▶ [STATED PROBLEM] Restate each line of the listing exactly, without carrying over any pictures.

####

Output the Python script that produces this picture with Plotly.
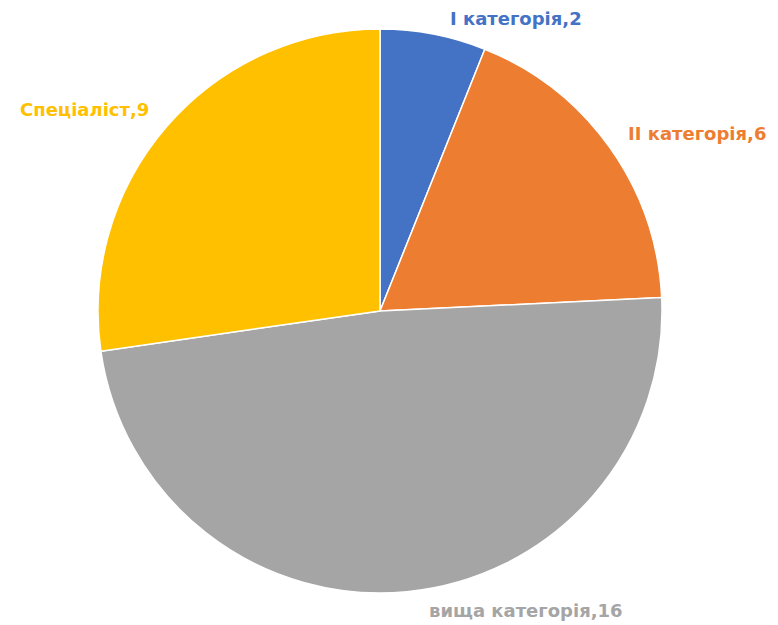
import plotly.graph_objects as go

categories = ["I категорія", "II категорія", "вища категорія", "Спеціаліст"]
values = [2, 6, 16, 9]
colors = ["#4472C4", "#ED7D31", "#A5A5A5", "#FFC000"]

W, H = 778, 625
fig = go.Figure(go.Pie(
    labels=categories,
    values=values,
    sort=False,
    direction="clockwise",
    rotation=0,
    marker=dict(colors=colors, line=dict(color="white", width=1.5)),
    textinfo="none",
    hoverinfo="label+value",
    domain=dict(x=[98/W, 662/W], y=[1-593/H, 1-29/H]),
    showlegend=False,
))

# label positions (pixel centers)
label_pos = [(516, 18), (697, 133), (526, 610), (84, 110)]
for cat, val, col, (px, py) in zip(categories, values, colors, label_pos):
    fig.add_annotation(
        x=px/W, y=1-py/H, xref="paper", yref="paper",
        text=f"<b>{cat},{val}</b>", showarrow=False,
        font=dict(family="DejaVu Sans", size=18, color=col),
        xanchor="center", yanchor="middle",
    )

fig.update_layout(
    width=W, height=H,
    margin=dict(l=0, r=0, t=0, b=0),
    paper_bgcolor="white", plot_bgcolor="white",
)
fig.write_html("out.html", config={"displayModeBar": False},
               post_script="document.body.style.margin='0';document.body.style.overflow='hidden';")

####

▶ [RESULT OF THIS TASK]
Output the Python script that produces this picture with Plotly.
import plotly.graph_objects as go

categories = ["I категорія", "II категорія", "вища категорія", "Спеціаліст"]
values = [2, 6, 16, 9]
colors = ["#4472C4", "#ED7D31", "#A5A5A5", "#FFC000"]

W, H = 778, 625
fig = go.Figure(go.Pie(
    labels=categories,
    values=values,
    sort=False,
    direction="clockwise",
    rotation=0,
    marker=dict(colors=colors, line=dict(color="white", width=1.5)),
    textinfo="none",
    hoverinfo="label+value",
    domain=dict(x=[98/W, 662/W], y=[1-593/H, 1-29/H]),
    showlegend=False,
))

# label positions (pixel centers)
label_pos = [(516, 18), (697, 133), (526, 610), (84, 110)]
for cat, val, col, (px, py) in zip(categories, values, colors, label_pos):
    fig.add_annotation(
        x=px/W, y=1-py/H, xref="paper", yref="paper",
        text=f"<b>{cat},{val}</b>", showarrow=False,
        font=dict(family="DejaVu Sans", size=18, color=col),
        xanchor="center", yanchor="middle",
    )

fig.update_layout(
    width=W, height=H,
    margin=dict(l=0, r=0, t=0, b=0),
    paper_bgcolor="white", plot_bgcolor="white",
)
fig.write_html("out.html", config={"displayModeBar": False},
               post_script="document.body.style.margin='0';document.body.style.overflow='hidden';")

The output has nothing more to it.